Criminologists are afraid that we just can't help ourselves...
A new report has found that self service checkouts are turning normally honesty shoppers into thieves.
The University of Leicester has been looking at supermarkets' move towards increasingly relying on customers to scan their own purchases - particularly the introduction of self-scanning devices and scanning phone apps.
It says that decreased human interaction is making more shoppers tempted to steal items.
Criminologists from the university found that retailers saw 122% increases in theft when items are self-scanned - to a overall shrinkage level of 3.9%.
Shoppers are often frustrated when they encounter technical problems using self scanners - technical issues also offer a ready excuse as they can shoplift and claim that the item failed to scan if they are caught.

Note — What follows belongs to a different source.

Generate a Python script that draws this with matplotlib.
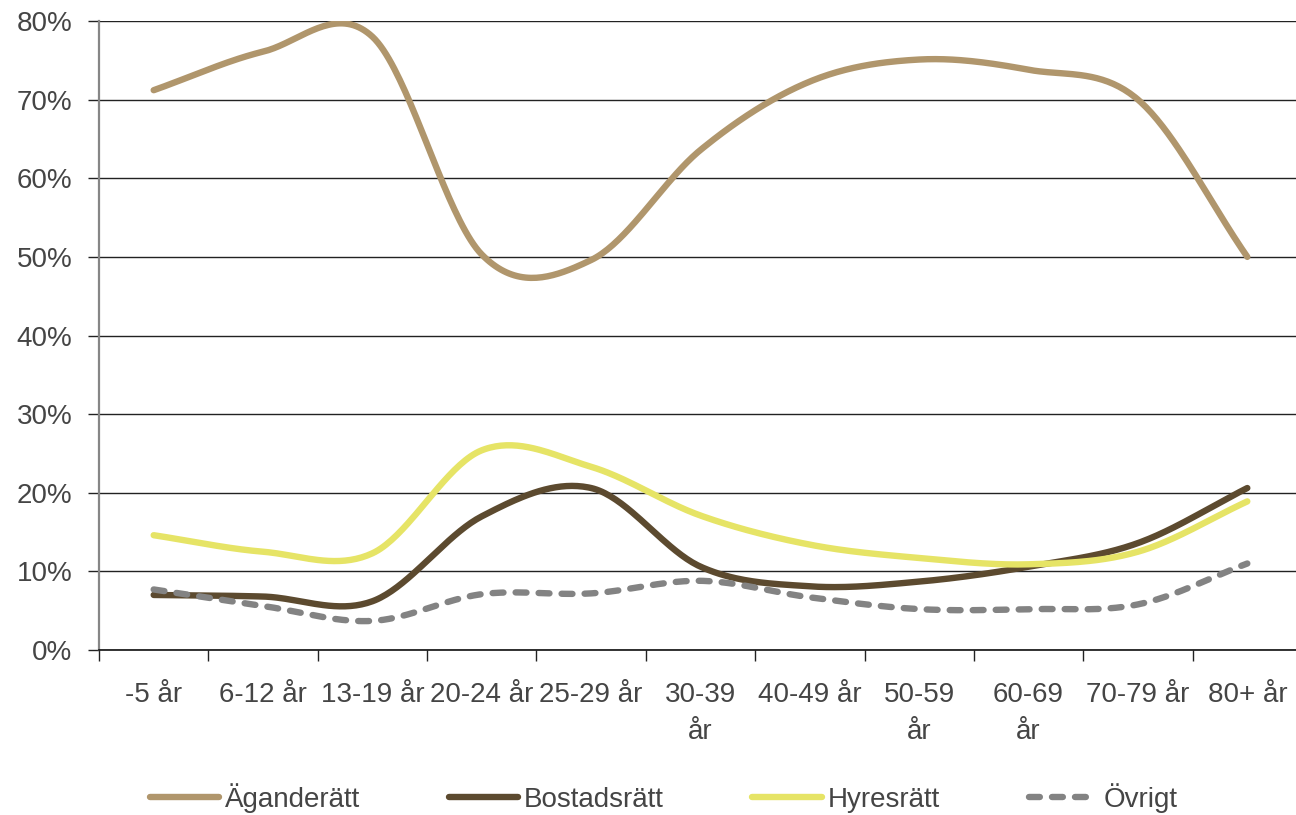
import numpy as np
import matplotlib
matplotlib.use("Agg")
import matplotlib.pyplot as plt
from matplotlib.lines import Line2D

plt.rcParams['font.family'] = ['Liberation Sans', 'DejaVu Sans']

# Age groups (tick labels as drawn, some wrap onto two lines)
categories = ["-5 år", "6-12 år", "13-19 år", "20-24 år", "25-29 år", "30-39\når",
              "40-49 år", "50-59\når", "60-69\når", "70-79 år", "80+ år"]

# Share of persons per form of tenure (%)
aganderatt = [71.2, 76.1, 78.0, 50.3, 49.6, 63.6, 72.3, 75.1, 73.8, 70.0, 50.0]
bostadsratt = [7.0, 6.8, 6.2, 17.0, 20.6, 10.6, 8.1, 8.7, 10.6, 13.6, 20.6]
hyresratt = [14.6, 12.5, 12.3, 25.4, 23.3, 17.1, 13.4, 11.7, 10.9, 12.5, 18.9]
ovrigt = [7.7, 5.6, 3.7, 7.1, 7.2, 8.8, 6.7, 5.2, 5.2, 5.8, 11.0]

series = [
    ("Äganderätt", aganderatt, "#b0966c", "-"),
    ("Bostadsrätt", bostadsratt, "#5c4a2f", "-"),
    ("Hyresrätt", hyresratt, "#e6e466", "-"),
    ("Övrigt", ovrigt, "#838383", "--"),
]

LW = 4.6
DASH = (1.7, 1.9)
TEXT = "#454545"


def smooth(y, n=40):
    """Cubic Hermite spline through equally spaced points (Catmull-Rom inside,
    one-sided tangents at the ends)."""
    y = np.asarray(y, dtype=float)
    k = len(y)
    m = np.empty(k)
    m[1:-1] = (y[2:] - y[:-2]) / 2.0
    m[0] = y[1] - y[0]
    m[-1] = y[-1] - y[-2]
    xs, ys = [], []
    t = np.linspace(0, 1, n, endpoint=False)
    h00 = 2 * t**3 - 3 * t**2 + 1
    h10 = t**3 - 2 * t**2 + t
    h01 = -2 * t**3 + 3 * t**2
    h11 = t**3 - t**2
    for i in range(k - 1):
        xs.append(i + t)
        ys.append(h00 * y[i] + h10 * m[i] + h01 * y[i + 1] + h11 * m[i + 1])
    xs.append([k - 1])
    ys.append([y[-1]])
    return np.concatenate(xs), np.concatenate(ys)


fig = plt.figure(figsize=(12.96, 8.15), dpi=100)
ax = fig.add_axes([99 / 1296, 165 / 815, 1203 / 1296, 629 / 815])

x = np.arange(len(categories))
for name, vals, color, ls in series:
    sx, sy = smooth(vals)
    if ls == "--":
        ax.plot(sx, sy, color=color, lw=LW, dashes=DASH, dash_capstyle="round")
    else:
        ax.plot(sx, sy, color=color, lw=LW, solid_capstyle="round")

ax.set_xlim(-0.5, len(categories) - 0.5)
ax.set_ylim(0, 80)
ax.set_yticks(np.arange(0, 81, 10))
ax.set_yticklabels([f"{v}%" for v in range(0, 81, 10)])
ax.yaxis.grid(True, color="#222222", lw=1.0)
ax.set_axisbelow(True)

ax.set_xticks(x)
ax.set_xticklabels(categories, linespacing=1.55)
ax.set_xticks(np.arange(-0.5, len(categories), 1.0), minor=True)
ax.tick_params(axis="x", which="major", length=0, pad=23, labelsize=20, labelcolor=TEXT)
ax.tick_params(axis="x", which="minor", length=8, width=1.0, color="#222222", direction="out")
ax.tick_params(axis="y", length=8, width=1.0, color="#222222", pad=11,
               labelsize=20, labelcolor=TEXT)

for side in ("top", "right"):
    ax.spines[side].set_visible(False)
ax.spines["left"].set_color("#868686")
ax.spines["left"].set_linewidth(1.6)
ax.spines["bottom"].set_color("#111111")
ax.spines["bottom"].set_linewidth(1.2)

leg_handles = []
for name, vals, color, ls in series:
    if ls == "--":
        leg_handles.append(Line2D([], [], color=color, lw=LW, dashes=DASH,
                                  dash_capstyle="round"))
    else:
        leg_handles.append(Line2D([], [], color=color, lw=LW, solid_capstyle="round"))

fig.legend(leg_handles, [s[0] for s in series], loc="center", ncol=4,
           bbox_to_anchor=(0.512, 0.021), frameon=False, fontsize=20,
           labelcolor=TEXT, handlelength=2.5, handletextpad=0.2,
           columnspacing=3.2, borderpad=0.0)

fig.savefig("out.png", dpi=100)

It also creates issues for supermarket staff who need to evaluate whether shoppers are stealing good - or it they have genuinely had issues scanning goods. The report refers to this as a potential "legal and customer relations minefield."
"From the retailers’ perspective, the benefits seem obvious – less investment required in staff and checkout technologies, with the former being the biggest expense they face," Professor Adrian Beck, of the Department of Criminology said.

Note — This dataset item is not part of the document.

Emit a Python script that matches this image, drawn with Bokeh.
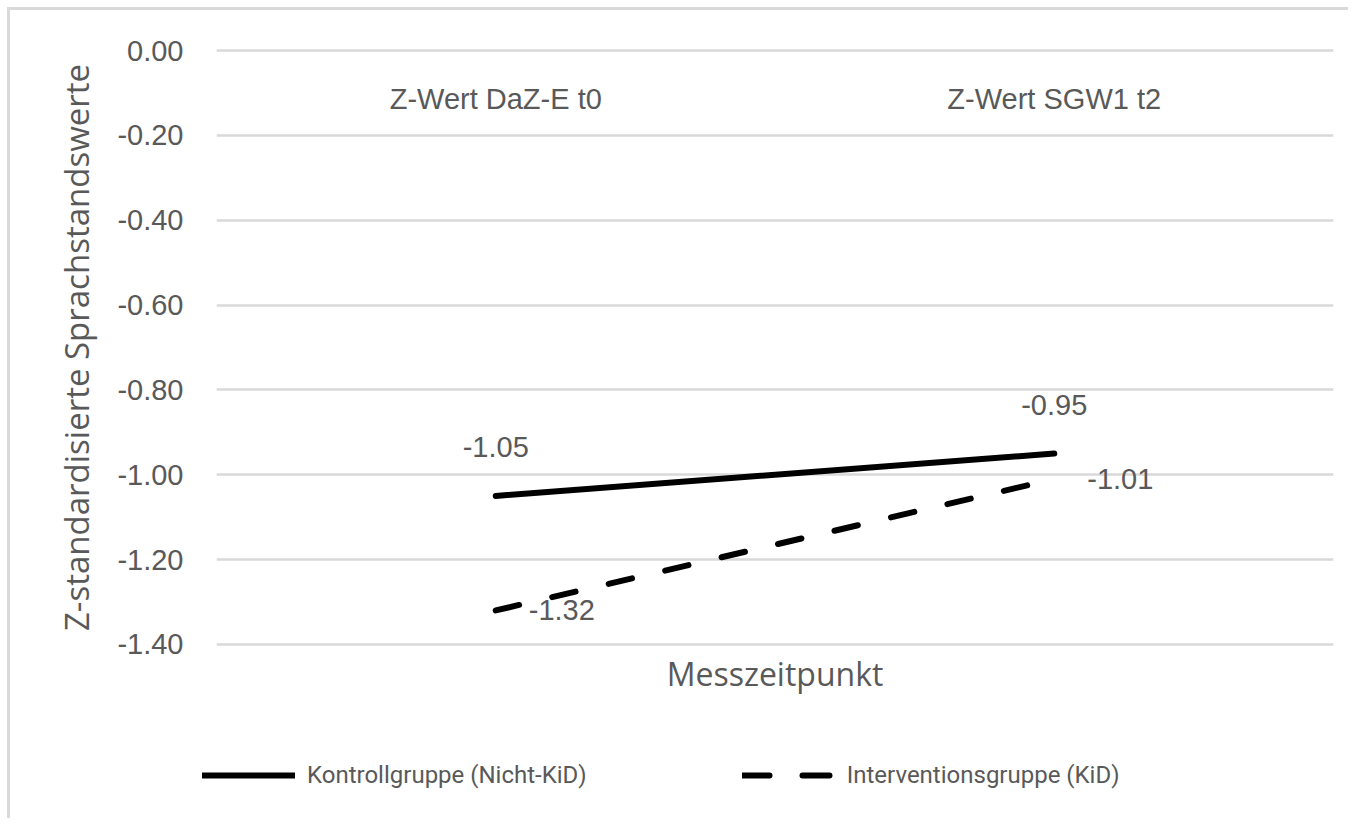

"For the shopper it could mean the end of checkout queues as product scanning and payment can in theory be performed anywhere in the store at their convenience. To borrow a well-warn phrase, 'what could possibly go wrong?' ... Well, our research found that quite a bit could and does go wrong, with some potentially rather worrying long term consequences," he added.
The study used data from 12 million shopping trips in four countries.
"Retailers are becoming aware of these problems and introducing ways of 'amplifying' risk in the mobile scan and pay environment, trying to ensure that all that ends up in the basket also makes it onto the receipt," the researchers concluded.